French star Marion Cotillard is one of the most talented actors working in the world right now, known for her performances in films like La Vie en Rose as well as popular sci-fi projects like Inception. Due to her increasing engagement with English-language projects, Cotillard has become a global icon which has introduced people to her foreign works including her fantastic collaboration with the Dardenne brothers.
While talking about her journey as well as her childhood which contributed to her identity, Cotillard said: “I’ve always felt an outcast. There is something strange about me. I don’t ever feel at ease in a group of people. I have to fight hard to overcome my fears…I couldn’t identify with anyone. At school I was considered very strange. I didn’t understand the relationships between people.”
She also revealed that she felt an intense inclination towards the performing arts from a very early age, using it as a form of escapism to deal with life: “I used to pretend I was Louise Brooks or Greta Garbo in my bedroom. I absorbed a lot from my father. He taught us how to mime at home with games. I saw it as a way to escape myself. But it was through acting that I met myself.”
Cotillard’s latest project is a musical directed by French auteur Leos Carax called Annette where she stars alongside Adam Driver. The film is an exploration of the couple’s life as well as the human condition, evaluating how bringing a child into this world can be a monumental act that has personal and philosophical implications.
While praising Carax and his enormously impressive body of work, Cotillard gushed: “First of all, Leos Carax is one of the greatest directors. I never expected I would work with him one day because he’s a very rare director; he’s directed six movies in 40 years. So, the fact that it was his project was already amazing to me.”
Adding, “I love musicals. I read the script, and the story really got me. The themes that are explored in this movie, and especially the theme of this need of recognition for an artist; this need that, if it’s fulfilled, affects you. And if it’s not, the frustration that it brings, and how it affects the people around you. I thought it was very interesting because it resonates with my own life and my own need [for] recognition as an artist.”
Take a look at a list containing Marion Cotillard’s favourite films of all time below which includes the works of great artists like Charlie Chalpin.
Marion Cotillard’s favourite films:
- All of Charlie Chaplin’s films
- Singin’ in the Rain (Gene Kelly, Stanley Donen – 1952)
- Sophie’s Choice (Alan J. Pakula – 1982)
- The Lives of Others (Florian Henckel von Donnersmarck – 2006)

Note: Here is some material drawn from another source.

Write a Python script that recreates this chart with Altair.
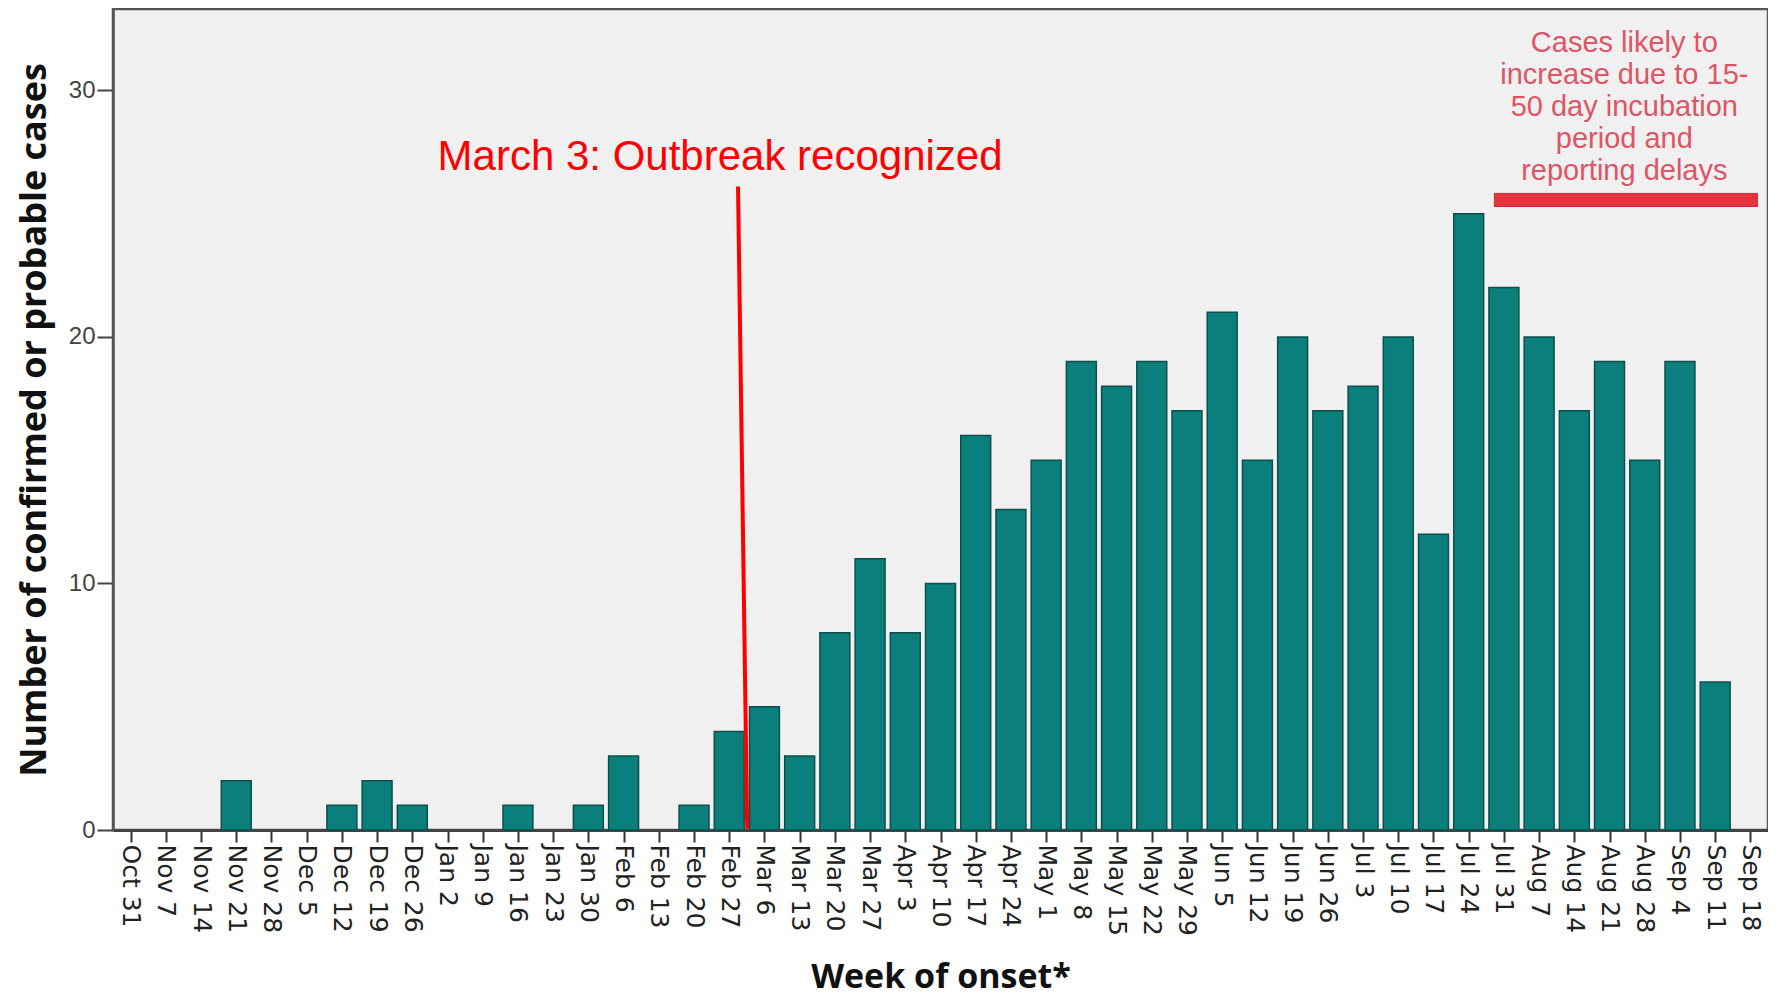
import json
import altair as alt
import pandas as pd

# ---- data ----
weeks = ["Oct 31", "Nov 7", "Nov 14", "Nov 21", "Nov 28", "Dec 5", "Dec 12", "Dec 19",
         "Dec 26", "Jan 2", "Jan 9", "Jan 16", "Jan 23", "Jan 30", "Feb 6", "Feb 13",
         "Feb 20", "Feb 27", "Mar 6", "Mar 13", "Mar 20", "Mar 27", "Apr 3", "Apr 10",
         "Apr 17", "Apr 24", "May 1", "May 8", "May 15", "May 22", "May 29", "Jun 5",
         "Jun 12", "Jun 19", "Jun 26", "Jul 3", "Jul 10", "Jul 17", "Jul 24", "Jul 31",
         "Aug 7", "Aug 14", "Aug 21", "Aug 28", "Sep 4", "Sep 11", "Sep 18"]
cases = [0, 0, 0, 2, 0, 0, 1, 2,
         1, 0, 0, 1, 0, 1, 3, 0,
         1, 4, 5, 3, 8, 11, 8, 10,
         16, 13, 15, 19, 18, 19, 17, 21,
         15, 20, 17, 18, 20, 12, 25, 22,
         20, 17, 19, 15, 19, 6, 0]
y_ticks = [0, 10, 20, 30]

# annotation anchors (in data units: week index / number of cases)
outbreak_text = "March 3: Outbreak recognized"
outbreak_text_pos = [16.74, 26.75]
outbreak_line_x = [17.25, 17.51]
outbreak_line_y = [26.1, 0.05]

delay_text = ["Cases likely to", "increase due to 15-", "50 day incubation",
              "period and", "reporting delays"]
delay_text_pos = [42.42, 31.94]
delay_bar_x = [38.73, 46.2]
delay_bar_y = [25.29, 25.82]

df = pd.DataFrame({"idx": list(range(len(weeks))), "week": weeks, "cases": cases})

xs = alt.Scale(domain=[-0.5, len(weeks) - 0.5], nice=False, zero=False)
ys = alt.Scale(domain=[0, 33.3], nice=False, zero=True)

label_expr = json.dumps(weeks) + "[datum.value]"

x_axis = alt.Axis(
    values=list(range(len(weeks))),
    labelExpr=label_expr,
    labelAngle=90,
    labelOverlap=False,
    labelFlush=False,
    labelFont="DejaVu Sans",
    labelFontSize=25,
    labelColor="#222",
    labelPadding=2,
    tickSize=12,
    tickWidth=2,
    tickColor="#333",
    domainColor="#444",
    domainWidth=3,
    grid=False,
    title="Week of onset*",
    titleFont="Open Sans",
    titleFontWeight="bold",
    titleFontSize=34,
    titleColor="#111",
    titlePadding=25,
)
y_axis = alt.Axis(
    values=y_ticks,
    labelFont="Liberation Sans",
    labelFontSize=24,
    labelColor="#444",
    labelPadding=2,
    tickSize=16,
    tickWidth=2,
    tickColor="#444",
    domainColor="#555",
    domainWidth=2.5,
    grid=False,
    title="Number of confirmed or probable cases",
    titleFont="Open Sans",
    titleFontWeight="bold",
    titleFontSize=36,
    titleColor="#111",
    titlePadding=15,
)

bars = (
    alt.Chart(df)
    .transform_filter("datum.cases > 0")
    .transform_calculate(x0="datum.idx - 0.425", x1="datum.idx + 0.425", base="0")
    .mark_rect(fill="#0b7f7b", stroke="#0d4f4c", strokeWidth=1.5)
    .encode(
        x=alt.X("x0:Q", scale=xs, axis=x_axis),
        x2="x1:Q",
        y=alt.Y("cases:Q", scale=ys, axis=y_axis),
        y2="base:Q",
    )
)

line_df = pd.DataFrame({"x": [outbreak_line_x[0]], "x2": [outbreak_line_x[1]],
                        "y": [outbreak_line_y[0]], "y2": [outbreak_line_y[1]]})
outbreak_line = (
    alt.Chart(line_df)
    .mark_rule(color="#ff0000", strokeWidth=4)
    .encode(
        x=alt.X("x:Q", scale=xs, axis=x_axis),
        x2="x2:Q",
        y=alt.Y("y:Q", scale=ys, axis=y_axis),
        y2="y2:Q",
    )
)

otext_df = pd.DataFrame({"x": [outbreak_text_pos[0]], "y": [outbreak_text_pos[1]],
                         "t": [outbreak_text]})
outbreak_label = (
    alt.Chart(otext_df)
    .mark_text(font="Liberation Sans", fontSize=42, color="#ff0000",
               align="center", baseline="alphabetic")
    .encode(
        x=alt.X("x:Q", scale=xs, axis=x_axis),
        y=alt.Y("y:Q", scale=ys, axis=y_axis),
        text="t:N",
    )
)

bar_df = pd.DataFrame({"x": [delay_bar_x[0]], "x2": [delay_bar_x[1]],
                       "y": [delay_bar_y[0]], "y2": [delay_bar_y[1]]})
delay_bar = (
    alt.Chart(bar_df)
    .mark_rect(fill="#e5333f", stroke="#c92a3a", strokeWidth=1)
    .encode(
        x=alt.X("x:Q", scale=xs, axis=x_axis),
        x2="x2:Q",
        y=alt.Y("y:Q", scale=ys, axis=y_axis),
        y2="y2:Q",
    )
)

dtext_df = pd.DataFrame({"x": [delay_text_pos[0]], "y": [delay_text_pos[1]],
                         "t": ["\n".join(delay_text)]})
delay_label = (
    alt.Chart(dtext_df)
    .mark_text(font="Liberation Sans", fontSize=29, lineHeight=32, color="#dd5566",
               align="center", baseline="middle", lineBreak="\n")
    .encode(
        x=alt.X("x:Q", scale=xs, axis=x_axis),
        y=alt.Y("y:Q", scale=ys, axis=y_axis),
        text="t:N",
    )
)

chart = (
    alt.layer(bars, outbreak_line, outbreak_label, delay_bar, delay_label)
    .properties(
        width=1655,
        height=821,
        padding={"left": 8, "top": 1, "right": 0, "bottom": 3},
        background="white",
    )
    .configure_view(stroke="#555", strokeWidth=2.5, fill="#f0f0f0")
)

chart.save("out.html", embed_options={"renderer": "svg", "actions": False})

When asked about a single production that she considers to be her favourite film, Cotillard hesitated and declared that it was an impossible task. Instead, she picked a whole array of films from different eras: “I can’t pick one. I love all the Charlie Chaplin movies. I love Singin’ in the Rain. I love Sophie’s Choice. Meryl Streep is great. The Lives of Others is a masterpiece.”
Recently, the San Sebastian Film Festival announced that Marion Cotillard was the recipient of the festival’s lifetime achievement award. She won the prize for her numerous contributions to the world of cinema over the course of her illustrious career, during which she worked with stellar filmmakers ranging from Steven Soderbergh to the Dardenne brothers.